The NRL yesterday unveiled its fixture list for 2005, and in a repeat of this year, clubs will play 24 games in a 26-round regular season, followed by a four-week finals series.
The season will kick off with blockbusters in both Queensland and NSW on March 11, with the Bulldogs' premiership defence starting against St George Illawarra at Telstra Stadium in the opening Friday night clash.
North of the border, Brisbane will get the chance for some revenge against the team that knocked it out of this season's final series, North Queensland.
The New Zealand Warriors will kick off season at home.
They meet the Manly Sea Eagles at the redeveloped Ericsson Stadium on the weekend of March 11-13.
Then they travel to Brisbane the following weekend to play the Brisbane Broncos.
In the draw released today, all teams play 12 home matches, 12 away matches and have two byes.
The Warriors' first bye coincides with the Anzac league test against Australia on April 22, while their second is in the last round of matches.
Gallop says the NRL is looking to make a big impact with its opening round schedule, but says cutting the season back is not financially viable for the clubs.
"They simply can't afford it at this stage," Gallop said.
"I think we all accept that it's very hard on our players, particularly our elite players, with the impact of rep footy, but it's too big a price to pay.
"It's dropping a home game, and that's a big drop in revenue for them.
"If you're talking about a game at Suncorp Stadium for the Broncos against a title contender ... you're talking about hundreds of thousands of dollars."
One game sure to draw a big crowd is the grand final replay between the Bulldogs and the Sydney Roosters, set down for round six at Telstra Stadium.
"We targeted it for early in the season, but after players have had some time to run into some form," NRL chief operation officer Graham Annesley said.
Every team will play the other once, while the remaining 10 matches have been determined by a pool system based on where clubs finished at the end of the 2004 regular season.
The Roosters, Melbourne, Manly, Parramatta and the Cowboys are in pool A, the Bulldogs, Dragons, Canberra, Cronulla and the Warriors in pool B, while the Broncos, Penrith, West Tigers, Newcastle and South Sydney form group C.
All teams play sides in the other two groups twice, and teams in their own group only once.
The NRL has avoided scheduling any of its "showpiece" games during the State of Origin series, saying it does not want to rob teams of their star players for the big clashes.
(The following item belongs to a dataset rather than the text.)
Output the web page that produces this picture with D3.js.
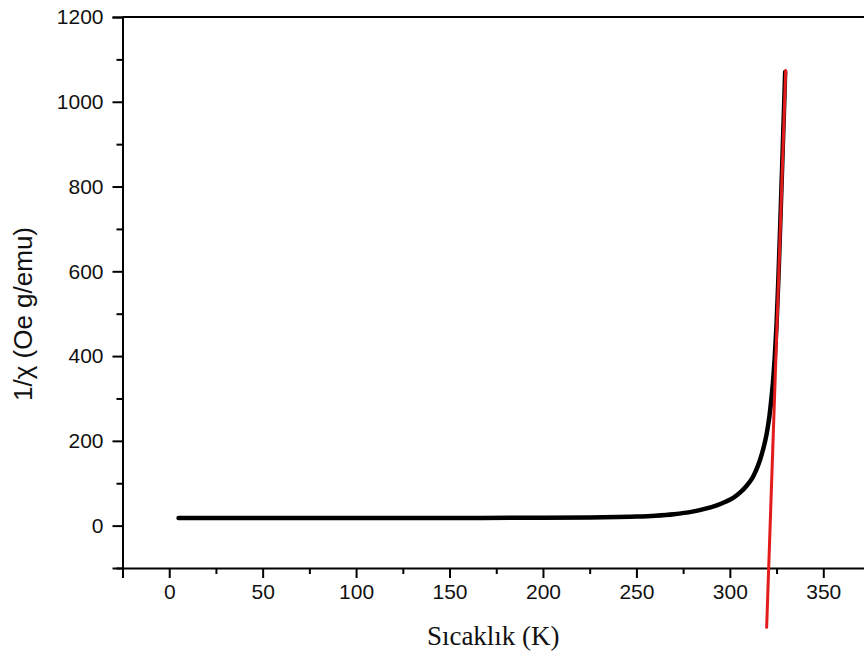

There will be a three-week break between each of the interstate matches, with the Roosters (twice), Cowboys, Broncos, Bulldogs, Dragons and the Panthers all receiving byes in the lead-up to the games in the three-match series.
Gallop said the NRL was in full support of clubs taking games out of traditional venues, with some clubs already flagging games at venues like the Central Coast, Gold Coast, Perth and Adelaide.
Other NRL initiatives include the "Easter in Sydney" festival in round three, which will see all Sydney-based clubs playing in the harbour city, and 70s week in round 24, which will pit traditional rivals against one another.